One of the things that struck me most forcibly about the mandali was the degree to which they were able to make people feel unconditionally loved. Eruch, especially, seemed to concentrate on making people feel loved and was very reluctant to tell people what they “should” do.
In fact, this used to be a source of friction for some, because there were those around him who used to plead with him to take more of a role in teaching others, or would give him a hard time for not reprimanding those who seemed to need it.
When I asked Eruch about this he said he had a brotherly duty to bring it to people’s attention if they were doing something which was grossly displeasing to Baba (actually, he didn’t use the qualifier grossly, but I have added it because it seemed to me he tended not to say anything about all the little things we constantly did which displeased Baba, but would speak up only when there were larger issues at stake) but otherwise who was he to speak out.
Although at times I found this frustrating, I also saw how effective it was. Only once a person felt loved, could they accept any advice without feeling defensive or rejected. And Eruch had the patience to wait until the time was “right” before saying anything.
In 1980 a Baba lover wrote and asked Eruch if he could do anything for him. And Eruch wrote back and said that since he asked, would it be possible for him to stand in the queue during Amartithi to take darshan instead of skipping to the front of the line? I was flabbergasted. Eruch, I exclaimed, he’s been doing this for 11 years and you’re just suggesting now that he take his turn like everyone else? Why didn’t you tell him years ago? Because, Eruch said, it’s only now that he asked.
But what do I do with this kind of example when it comes to parenting? Who can wait 11 years for the “teachable moment,” especially when our foster kids tend to already be teenagers when they come to our house? I think, perhaps, with the sense that I don’t have much time to pass on the lessons our kids need to learn before they go off on their own, my natural tendency to “teach” (read: nag, criticize and lecture) is reinforced. Don’t I have a duty, I ask myself, to create ethical, or moral guidelines for those in my care? How will they learn right from wrong if I don’t teach them? How will they develop compassion and empathy if I don’t help them see that the universe is not constructed for their exclusive enjoyment?
As you have probably guessed, this approach is counterproductive. Because our kids are older, paradoxically, they need, to an even greater extent, to be loved and not lectured. They want to feel accepted for who they are, not how they behave. So they become defensive if they sense criticism, they dig in their heels, find justification for their behavior and respond with anger to those who have the temerity to suggest they need to change. In short, they act just like adults.

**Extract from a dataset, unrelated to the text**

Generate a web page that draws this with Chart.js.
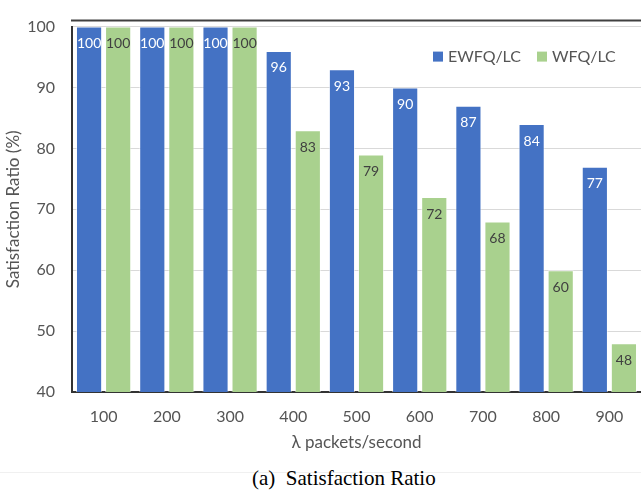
<!DOCTYPE html>
<html>
<head>
<meta charset="utf-8">
<script src="https://cdn.jsdelivr.net/npm/chart.js@4.4.1/dist/chart.umd.min.js"></script>
<style>
  html, body { margin: 0; padding: 0; background: #fff; }
  #wrap { position: relative; width: 641px; height: 491px; overflow: hidden; }
  #c { position: absolute; left: 0; top: 0; }
  #rule { position: absolute; left: 0; top: 472px; width: 641px; height: 1px; background: #f0f0f0; }
  #caption { position: absolute; left: 252px; top: 466px; font: 21px/24px "Liberation Serif", "Times New Roman", serif; color: #000; white-space: nowrap; }
</style>
</head>
<body>
<div id="wrap">
  <canvas id="c" width="641" height="460"></canvas>
  <div id="rule"></div>
  <div id="caption">(a)&ensp;Satisfaction Ratio</div>
</div>
<script>
// Arrival rates (packets/second)
const rates = ['100', '200', '300', '400', '500', '600', '700', '800', '900'];
// Satisfaction ratio (%) per scheduler
const ewfqLc = [100, 100, 100, 96, 93, 90, 87, 84, 77];
const wfqLc = [100, 100, 100, 83, 79, 72, 68, 60, 48];
const seriesNames = ['EWFQ/LC', 'WFQ/LC'];
const yMin = 40, yMax = 100, yStep = 10;

const BLUE = '#4472C4';
const GREEN = '#A9D18E';
const TEXT = '#555555';
const FONT = 'Lato, "Open Sans", sans-serif';

// Value printed just inside the top of every bar
const valueLabels = {
  id: 'valueLabels',
  afterDatasetsDraw(chart) {
    const ctx = chart.ctx;
    ctx.save();
    ctx.font = '14px ' + FONT;
    ctx.textAlign = 'center';
    ctx.textBaseline = 'middle';
    chart.data.datasets.forEach((ds, i) => {
      const meta = chart.getDatasetMeta(i);
      ctx.fillStyle = ds.labelColor;
      meta.data.forEach((bar, j) => {
        ctx.fillText(String(ds.data[j]), bar.x, bar.y + 17);
      });
    });
    ctx.restore();
  }
};

// Dark frame line above the plot and the legend in the upper right
const frameAndLegend = {
  id: 'frameAndLegend',
  afterDraw(chart) {
    const ctx = chart.ctx;
    const a = chart.chartArea;
    ctx.save();
    ctx.strokeStyle = '#404040';
    ctx.lineWidth = 2;
    ctx.beginPath();
    ctx.moveTo(a.left - 1, a.top - 6);
    ctx.lineTo(chart.width, a.top - 6);
    ctx.stroke();

    ctx.font = '16px ' + FONT;
    ctx.textBaseline = 'middle';
    ctx.textAlign = 'left';
    const y = a.top + 30;
    const xs = [a.right - 208, a.right - 104];
    chart.data.datasets.forEach((ds, i) => {
      ctx.fillStyle = ds.backgroundColor;
      ctx.fillRect(xs[i], y - 5, 10, 10);
      ctx.fillStyle = TEXT;
      ctx.fillText(ds.label, xs[i] + 15, y);
    });
    ctx.restore();
  }
};

new Chart(document.getElementById('c'), {
  type: 'bar',
  data: {
    labels: rates,
    datasets: [
      { label: seriesNames[0], data: ewfqLc, backgroundColor: BLUE, borderColor: 'rgba(255,255,255,0.55)', borderWidth: 1, labelColor: '#ffffff' },
      { label: seriesNames[1], data: wfqLc, backgroundColor: GREEN, borderColor: 'rgba(255,255,255,0.55)', borderWidth: 1, labelColor: '#404040' }
    ]
  },
  options: {
    responsive: false,
    animation: false,
    devicePixelRatio: 1,
    layout: { padding: { top: 13, right: 0, bottom: 0, left: 0 } },
    datasets: { bar: { categoryPercentage: 0.92, barPercentage: 0.9 } },
    plugins: { legend: { display: false }, tooltip: { enabled: false } },
    scales: {
      x: {
        grid: { display: false, drawTicks: false },
        border: { display: true, color: '#333333', width: 2 },
        ticks: { color: TEXT, font: { family: FONT, size: 16 }, padding: 15 },
        title: { display: true, text: 'λ packets/second', color: TEXT, font: { family: FONT, size: 17 }, padding: { top: 0, bottom: 7 } },
        afterFit(scale) { scale.height = 68; }
      },
      y: {
        min: yMin, max: yMax,
        grid: { color: '#d9d9d9', lineWidth: 1, drawTicks: false },
        border: { display: true, color: '#333333', width: 2 },
        ticks: { stepSize: yStep, color: TEXT, font: { family: FONT, size: 16 }, padding: 17 },
        title: { display: true, text: 'Satisfaction Ratio (%)', color: TEXT, font: { family: FONT, size: 17 }, padding: { top: 3, bottom: 0 } },
        afterFit(scale) { scale.width = 72; }
      }
    }
  },
  plugins: [valueLabels, frameAndLegend]
});
</script>
</body>
</html>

I really shouldn’t be surprised. My own experience with the mandali reinforces my belief that only when we feel completely loved and accepted, and not judged, do we feel free enough to let go of the negative habits we’ve been holding on to so tightly under the mistaken belief that this was necessary to ensure our sense of identity.

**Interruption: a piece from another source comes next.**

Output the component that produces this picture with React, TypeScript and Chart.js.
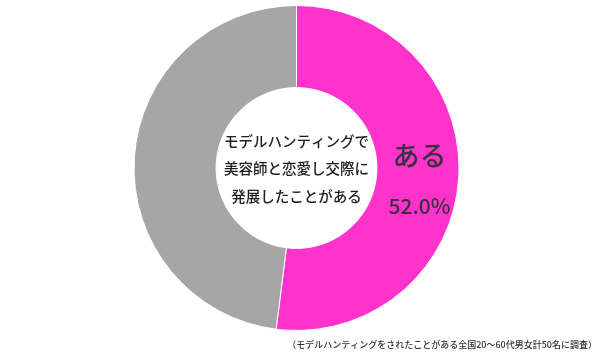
import React, { useEffect, useRef } from "react";
import { Chart, registerables } from "chart.js";

Chart.register(...registerables);

const categories = ["ある", "ない"];
const values = [52.0, 48.0];
const colors = ["#ff33cc", "#a6a6a6"];
const centerLines = ["モデルハンティングで", "美容師と恋愛し交際に", "発展したことがある"];
const valueLabel = "52.0%";
const footnote = "（モデルハンティングをされたことがある全国20～60代男女計50名に調査）";

const FONT = '"Noto Sans CJK JP", "Noto Sans", sans-serif';

const textPlugin = {
  id: "textPlugin",
  afterDraw(chart: any) {
    const ctx = chart.ctx;
    const meta = chart.getDatasetMeta(0);
    const arc = meta.data[0];
    const cx = arc.x;
    const cy = arc.y;
    ctx.save();
    ctx.textAlign = "center";
    ctx.textBaseline = "middle";
    ctx.fillStyle = "#1e1e1e";
    ctx.font = `500 14.5px ${FONT}`;
    centerLines.forEach((line, i) => {
      ctx.fillText(line, cx, cy - 27 + i * 27.5);
    });
    // label on pink slice
    ctx.fillStyle = "#3a3040";
    ctx.font = `500 27px ${FONT}`;
    ctx.fillText(categories[0], cx + 123, cy - 12);
    ctx.font = `500 21px ${FONT}`;
    ctx.fillText(valueLabel, cx + 123, cy + 38);
    // footnote
    ctx.fillStyle = "#333333";
    ctx.font = `500 9px ${FONT}`;
    ctx.textAlign = "right";
    ctx.fillText(footnote, 597, 345);
    ctx.restore();
  },
};

export default function App() {
  const ref = useRef<HTMLCanvasElement>(null);
  useEffect(() => {
    if (!ref.current) return;
    const chart = new Chart(ref.current, {
      type: "doughnut",
      data: {
        labels: categories,
        datasets: [
          {
            data: values,
            backgroundColor: colors,
            borderColor: "#ffffff",
            borderWidth: 1,
          },
        ],
      },
      options: {
        responsive: false,
        animation: false,
        cutout: "49.5%",
        layout: { padding: { top: 5, bottom: 25, left: 0, right: 7 } },
        plugins: {
          legend: { display: false },
          tooltip: { enabled: false },
        },
      },
      plugins: [textPlugin],
    });
    return () => chart.destroy();
  }, []);
  return (
    <div style={{ position: "absolute", left: 0, top: 0, width: 600, height: 356, background: "#fff" }}>
      <canvas ref={ref} width={600} height={356} style={{ width: 600, height: 356 }} />
    </div>
  );
}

There is a balance here, to be sure, and I’m not suggesting that no ethical guidance ever be offered. The mandali certainly held up an incredibly high standard as to what constituted true obedience but what was so marvelous was the way they could make one (me, anyway) feel completely loved and accepted in spite of my inability to meet their standards. As one who loves to preach and has very little capacity for expressing love, this is a daunting example. But it brings home for me, from a new perspective, the profound wisdom in Baba’s words that He did not come to teach, but to awaken.